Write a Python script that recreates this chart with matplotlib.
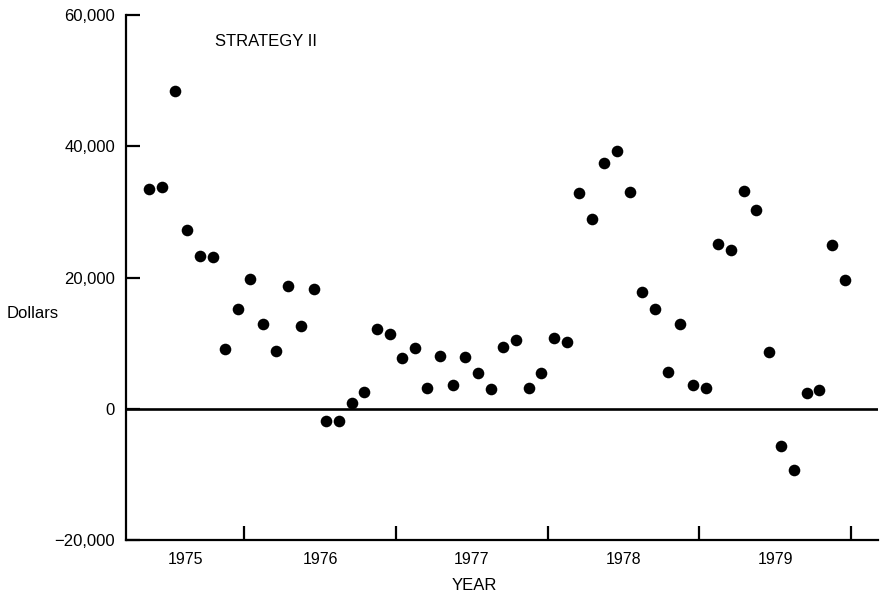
import matplotlib
matplotlib.use('Agg')
import matplotlib.pyplot as plt
import numpy as np

plt.rcParams['font.family'] = ['Liberation Sans', 'DejaVu Sans']

# Monthly results, May 1975 - Dec 1979 (dollars)
start_year = 1975
start_month = 5
dollars = [33500, 33800, 48400, 27200, 23300, 23100, 9100, 15200,
           19800, 12900, 8800, 18700, 12600, 18200, -1900, -1900,
           900, 2600, 12200, 11400, 7700, 9300, 3200, 8000,
           3600, 7900, 5400, 3000, 9400, 10500, 3200, 5400,
           10800, 10200, 32900, 28900, 37400, 39300, 33000, 17800,
           15200, 5600, 12900, 3600, 3200, 25100, 24200, 33200,
           30300, 8600, -5700, -9300, 2400, 2900, 25000, 19600]
years = [1975, 1976, 1977, 1978, 1979]
y_ticks = [-20000, 0, 20000, 40000, 60000]
y_labels = ['\u221220,000', '0', '20,000', '40,000', '60,000']

# month centres as decimal years
months = np.arange(len(dollars)) + (start_month - 1)
t = start_year + (months + 0.5) / 12

fig = plt.figure(figsize=(8.84, 5.93), dpi=100)
ax = fig.add_axes([126 / 884, 1 - 540 / 593, (878 - 126) / 884, 525 / 593])

ax.scatter(t, dollars, s=70, color='black', zorder=3, linewidths=0)
ax.axhline(0, color='black', lw=1.9)

ax.set_xlim(1975.221, 1980.178)
ax.set_ylim(-20000, 60000)

for side in ['top', 'right']:
    ax.spines[side].set_visible(False)
ax.spines['left'].set_linewidth(1.6)
ax.spines['bottom'].set_linewidth(1.6)

ax.set_yticks(y_ticks)
ax.set_yticklabels(y_labels)
ax.tick_params(axis='y', direction='in', length=10, width=1.6, pad=8, labelsize=12)

# year boundaries get ticks, labels sit in the middle of each (visible) year
xmin, xmax = ax.get_xlim()
ax.set_xticks(years[1:] + [years[-1] + 1])
ax.set_xticklabels([])
ax.tick_params(axis='x', which='major', direction='in', length=10, width=1.6)
label_pos = [(max(y, xmin) + min(y + 1, xmax)) / 2 for y in years]
ax.set_xticks(label_pos, minor=True)
ax.set_xticklabels([str(y) for y in years], minor=True)
ax.tick_params(axis='x', which='minor', length=0, pad=9, labelsize=11.5)

fig.text(215 / 884, 1 - 42 / 593, 'STRATEGY II', fontsize=12, ha='left', va='center')
fig.text(7 / 884, 1 - 313 / 593, 'Dollars', fontsize=12, ha='left', va='center')
fig.text(474 / 884, 1 - 585 / 593, 'YEAR', fontsize=12, ha='center', va='center')

fig.savefig('out.png', dpi=100)
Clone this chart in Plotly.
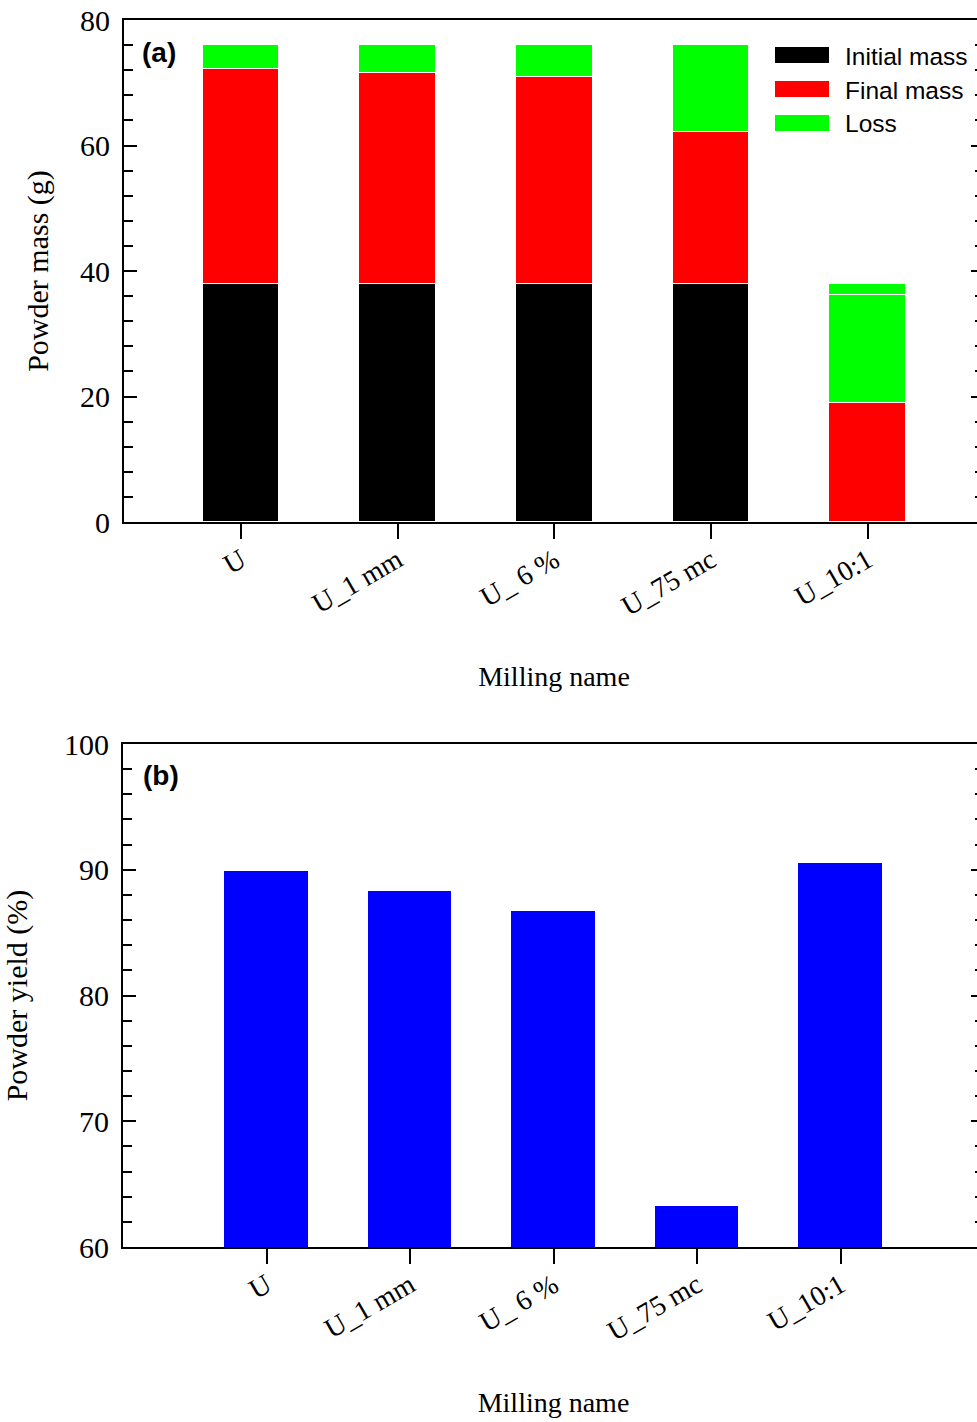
import plotly.graph_objects as go

categories = ["U", "U_1 mm", "U_ 6 %", "U_75 mc", "U_10:1"]
initial_mass = [38, 38, 38, 38, 0]
final_mass = [34.2, 33.55, 32.9, 24.1, 19.0]
loss = [3.8, 4.45, 5.1, 13.9, 17.2]
loss_extra = [0, 0, 0, 0, 1.8]
powder_yield = [89.9, 88.3, 86.7, 63.3, 90.5]

# the original figure is cropped on the right: its right spine sits just past the page edge
W, H = 985, 1422
serif = "Liberation Serif, Times New Roman, serif"
sans = "Liberation Sans, Arial, sans-serif"


def px(x):
    return x / W


def py(y):
    return 1 - y / H


idx = list(range(len(categories)))
fig = go.Figure()
edge = dict(color="white", width=1.5)
fig.add_trace(go.Bar(x=idx, y=initial_mass, name="Initial mass", marker=dict(color="#000000", line=edge),
                     width=0.49, xaxis="x", yaxis="y", showlegend=False))
fig.add_trace(go.Bar(x=idx, y=final_mass, name="Final mass", marker=dict(color="#FF0000", line=edge),
                     width=0.49, xaxis="x", yaxis="y", showlegend=False))
fig.add_trace(go.Bar(x=idx, y=loss, name="Loss", marker=dict(color="#00FF00", line=edge),
                     width=0.49, xaxis="x", yaxis="y", showlegend=False))
fig.add_trace(go.Bar(x=idx, y=loss_extra, name="Loss", marker=dict(color="#00FF00", line=edge),
                     width=0.49, xaxis="x", yaxis="y", showlegend=False))
fig.add_trace(go.Bar(x=idx, y=powder_yield, name="Powder yield", marker=dict(color="#0000FF", line=edge),
                     width=0.59, xaxis="x2", yaxis="y2", showlegend=False))

tickfont = dict(family=serif, size=30, color="black")
xcommon = dict(tickmode="array", tickvals=idx, ticktext=categories, tickangle=-30,
               ticks="outside", ticklen=15, tickwidth=2, tickcolor="black", ticklabelstandoff=-6,
               showline=True, mirror=True, linewidth=2, linecolor="black", automargin=False,
               showgrid=False, zeroline=False, tickfont=dict(family=serif, size=28, color="black"))
ycommon = dict(ticks="inside", ticklen=13, tickwidth=2, tickcolor="black", automargin=False,
               showline=True, linewidth=2, linecolor="black", mirror="ticks",
               showgrid=False, zeroline=False, ticklabeloverflow="allow",
               tickfont=tickfont, ticklabelstandoff=6)

fig.update_layout(
    template="none",
    width=W, height=H, margin=dict(l=0, r=0, t=0, b=0, pad=0),
    plot_bgcolor="white", paper_bgcolor="white", barmode="stack", bargap=0, showlegend=False,
    xaxis=dict(xcommon, domain=[px(124), px(984)], range=[-0.747, 4.742], anchor="y",
               title=dict(text="Milling name", font=dict(family=serif, size=28, color="black"), standoff=46)),
    yaxis=dict(ycommon, domain=[py(522), py(20)], range=[0, 80], dtick=20, anchor="x",
               minor=dict(ticks="inside", ticklen=9, tickwidth=1.5, tickcolor="black", dtick=4),
               title=dict(text="Powder mass (g)", font=dict(family=serif, size=30, color="black"), standoff=23)),
    xaxis2=dict(xcommon, domain=[px(123), px(984)], range=[-1.0, 5.0], anchor="y2",
                title=dict(text="Milling name", font=dict(family=serif, size=28, color="black"), standoff=47)),
    yaxis2=dict(ycommon, domain=[py(1247), py(744)], range=[60, 100], dtick=10, anchor="x2",
                minor=dict(ticks="inside", ticklen=9, tickwidth=1.5, tickcolor="black", dtick=2),
                title=dict(text="Powder yield (%)", font=dict(family=serif, size=30, color="black"), standoff=31)),
)

# legend for panel (a)
legend_items = [("Initial mass", "#000000", 55), ("Final mass", "#FF0000", 89), ("Loss", "#00FF00", 123)]
for label, color, yc in legend_items:
    fig.add_shape(type="rect", xref="paper", yref="paper", x0=px(775), x1=px(829),
                  y0=py(yc + 8), y1=py(yc - 8), fillcolor=color, line=dict(width=0))
    fig.add_annotation(x=px(843), y=py(yc + 1), xref="paper", yref="paper", text=label, showarrow=False,
                       xanchor="left", yanchor="middle", font=dict(family=sans, size=24.5, color="black"))

fig.add_annotation(x=px(140), y=py(52), xref="paper", yref="paper", text="<b>(a)</b>", showarrow=False,
                   xanchor="left", yanchor="middle", font=dict(family=sans, size=28, color="black"))
fig.add_annotation(x=px(141), y=py(775), xref="paper", yref="paper", text="<b>(b)</b>", showarrow=False,
                   xanchor="left", yanchor="middle", font=dict(family=sans, size=28, color="black"))

fig.write_html(
    "out.html",
    config={"displayModeBar": False},
    post_script=(
        "document.documentElement.style.margin='0';"
        "document.body.style.margin='0';"
        "document.body.style.overflow='hidden';"
        "document.documentElement.style.overflow='hidden';"
    ),
)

- STATED PROBLEM -
Above are records with pictures; repeat the records exactly and leave the pictures out.

- PROBLEM SOLUTION -
Write a Python script that recreates this chart with matplotlib.
import matplotlib
matplotlib.use('Agg')
import matplotlib.pyplot as plt
import numpy as np

plt.rcParams['font.family'] = ['Liberation Sans', 'DejaVu Sans']

# Monthly results, May 1975 - Dec 1979 (dollars)
start_year = 1975
start_month = 5
dollars = [33500, 33800, 48400, 27200, 23300, 23100, 9100, 15200,
           19800, 12900, 8800, 18700, 12600, 18200, -1900, -1900,
           900, 2600, 12200, 11400, 7700, 9300, 3200, 8000,
           3600, 7900, 5400, 3000, 9400, 10500, 3200, 5400,
           10800, 10200, 32900, 28900, 37400, 39300, 33000, 17800,
           15200, 5600, 12900, 3600, 3200, 25100, 24200, 33200,
           30300, 8600, -5700, -9300, 2400, 2900, 25000, 19600]
years = [1975, 1976, 1977, 1978, 1979]
y_ticks = [-20000, 0, 20000, 40000, 60000]
y_labels = ['\u221220,000', '0', '20,000', '40,000', '60,000']

# month centres as decimal years
months = np.arange(len(dollars)) + (start_month - 1)
t = start_year + (months + 0.5) / 12

fig = plt.figure(figsize=(8.84, 5.93), dpi=100)
ax = fig.add_axes([126 / 884, 1 - 540 / 593, (878 - 126) / 884, 525 / 593])

ax.scatter(t, dollars, s=70, color='black', zorder=3, linewidths=0)
ax.axhline(0, color='black', lw=1.9)

ax.set_xlim(1975.221, 1980.178)
ax.set_ylim(-20000, 60000)

for side in ['top', 'right']:
    ax.spines[side].set_visible(False)
ax.spines['left'].set_linewidth(1.6)
ax.spines['bottom'].set_linewidth(1.6)

ax.set_yticks(y_ticks)
ax.set_yticklabels(y_labels)
ax.tick_params(axis='y', direction='in', length=10, width=1.6, pad=8, labelsize=12)

# year boundaries get ticks, labels sit in the middle of each (visible) year
xmin, xmax = ax.get_xlim()
ax.set_xticks(years[1:] + [years[-1] + 1])
ax.set_xticklabels([])
ax.tick_params(axis='x', which='major', direction='in', length=10, width=1.6)
label_pos = [(max(y, xmin) + min(y + 1, xmax)) / 2 for y in years]
ax.set_xticks(label_pos, minor=True)
ax.set_xticklabels([str(y) for y in years], minor=True)
ax.tick_params(axis='x', which='minor', length=0, pad=9, labelsize=11.5)

fig.text(215 / 884, 1 - 42 / 593, 'STRATEGY II', fontsize=12, ha='left', va='center')
fig.text(7 / 884, 1 - 313 / 593, 'Dollars', fontsize=12, ha='left', va='center')
fig.text(474 / 884, 1 - 585 / 593, 'YEAR', fontsize=12, ha='center', va='center')

fig.savefig('out.png', dpi=100)
Clone this chart in Plotly.
import plotly.graph_objects as go

categories = ["U", "U_1 mm", "U_ 6 %", "U_75 mc", "U_10:1"]
initial_mass = [38, 38, 38, 38, 0]
final_mass = [34.2, 33.55, 32.9, 24.1, 19.0]
loss = [3.8, 4.45, 5.1, 13.9, 17.2]
loss_extra = [0, 0, 0, 0, 1.8]
powder_yield = [89.9, 88.3, 86.7, 63.3, 90.5]

# the original figure is cropped on the right: its right spine sits just past the page edge
W, H = 985, 1422
serif = "Liberation Serif, Times New Roman, serif"
sans = "Liberation Sans, Arial, sans-serif"


def px(x):
    return x / W


def py(y):
    return 1 - y / H


idx = list(range(len(categories)))
fig = go.Figure()
edge = dict(color="white", width=1.5)
fig.add_trace(go.Bar(x=idx, y=initial_mass, name="Initial mass", marker=dict(color="#000000", line=edge),
                     width=0.49, xaxis="x", yaxis="y", showlegend=False))
fig.add_trace(go.Bar(x=idx, y=final_mass, name="Final mass", marker=dict(color="#FF0000", line=edge),
                     width=0.49, xaxis="x", yaxis="y", showlegend=False))
fig.add_trace(go.Bar(x=idx, y=loss, name="Loss", marker=dict(color="#00FF00", line=edge),
                     width=0.49, xaxis="x", yaxis="y", showlegend=False))
fig.add_trace(go.Bar(x=idx, y=loss_extra, name="Loss", marker=dict(color="#00FF00", line=edge),
                     width=0.49, xaxis="x", yaxis="y", showlegend=False))
fig.add_trace(go.Bar(x=idx, y=powder_yield, name="Powder yield", marker=dict(color="#0000FF", line=edge),
                     width=0.59, xaxis="x2", yaxis="y2", showlegend=False))

tickfont = dict(family=serif, size=30, color="black")
xcommon = dict(tickmode="array", tickvals=idx, ticktext=categories, tickangle=-30,
               ticks="outside", ticklen=15, tickwidth=2, tickcolor="black", ticklabelstandoff=-6,
               showline=True, mirror=True, linewidth=2, linecolor="black", automargin=False,
               showgrid=False, zeroline=False, tickfont=dict(family=serif, size=28, color="black"))
ycommon = dict(ticks="inside", ticklen=13, tickwidth=2, tickcolor="black", automargin=False,
               showline=True, linewidth=2, linecolor="black", mirror="ticks",
               showgrid=False, zeroline=False, ticklabeloverflow="allow",
               tickfont=tickfont, ticklabelstandoff=6)

fig.update_layout(
    template="none",
    width=W, height=H, margin=dict(l=0, r=0, t=0, b=0, pad=0),
    plot_bgcolor="white", paper_bgcolor="white", barmode="stack", bargap=0, showlegend=False,
    xaxis=dict(xcommon, domain=[px(124), px(984)], range=[-0.747, 4.742], anchor="y",
               title=dict(text="Milling name", font=dict(family=serif, size=28, color="black"), standoff=46)),
    yaxis=dict(ycommon, domain=[py(522), py(20)], range=[0, 80], dtick=20, anchor="x",
               minor=dict(ticks="inside", ticklen=9, tickwidth=1.5, tickcolor="black", dtick=4),
               title=dict(text="Powder mass (g)", font=dict(family=serif, size=30, color="black"), standoff=23)),
    xaxis2=dict(xcommon, domain=[px(123), px(984)], range=[-1.0, 5.0], anchor="y2",
                title=dict(text="Milling name", font=dict(family=serif, size=28, color="black"), standoff=47)),
    yaxis2=dict(ycommon, domain=[py(1247), py(744)], range=[60, 100], dtick=10, anchor="x2",
                minor=dict(ticks="inside", ticklen=9, tickwidth=1.5, tickcolor="black", dtick=2),
                title=dict(text="Powder yield (%)", font=dict(family=serif, size=30, color="black"), standoff=31)),
)

# legend for panel (a)
legend_items = [("Initial mass", "#000000", 55), ("Final mass", "#FF0000", 89), ("Loss", "#00FF00", 123)]
for label, color, yc in legend_items:
    fig.add_shape(type="rect", xref="paper", yref="paper", x0=px(775), x1=px(829),
                  y0=py(yc + 8), y1=py(yc - 8), fillcolor=color, line=dict(width=0))
    fig.add_annotation(x=px(843), y=py(yc + 1), xref="paper", yref="paper", text=label, showarrow=False,
                       xanchor="left", yanchor="middle", font=dict(family=sans, size=24.5, color="black"))

fig.add_annotation(x=px(140), y=py(52), xref="paper", yref="paper", text="<b>(a)</b>", showarrow=False,
                   xanchor="left", yanchor="middle", font=dict(family=sans, size=28, color="black"))
fig.add_annotation(x=px(141), y=py(775), xref="paper", yref="paper", text="<b>(b)</b>", showarrow=False,
                   xanchor="left", yanchor="middle", font=dict(family=sans, size=28, color="black"))

fig.write_html(
    "out.html",
    config={"displayModeBar": False},
    post_script=(
        "document.documentElement.style.margin='0';"
        "document.body.style.margin='0';"
        "document.body.style.overflow='hidden';"
        "document.documentElement.style.overflow='hidden';"
    ),
)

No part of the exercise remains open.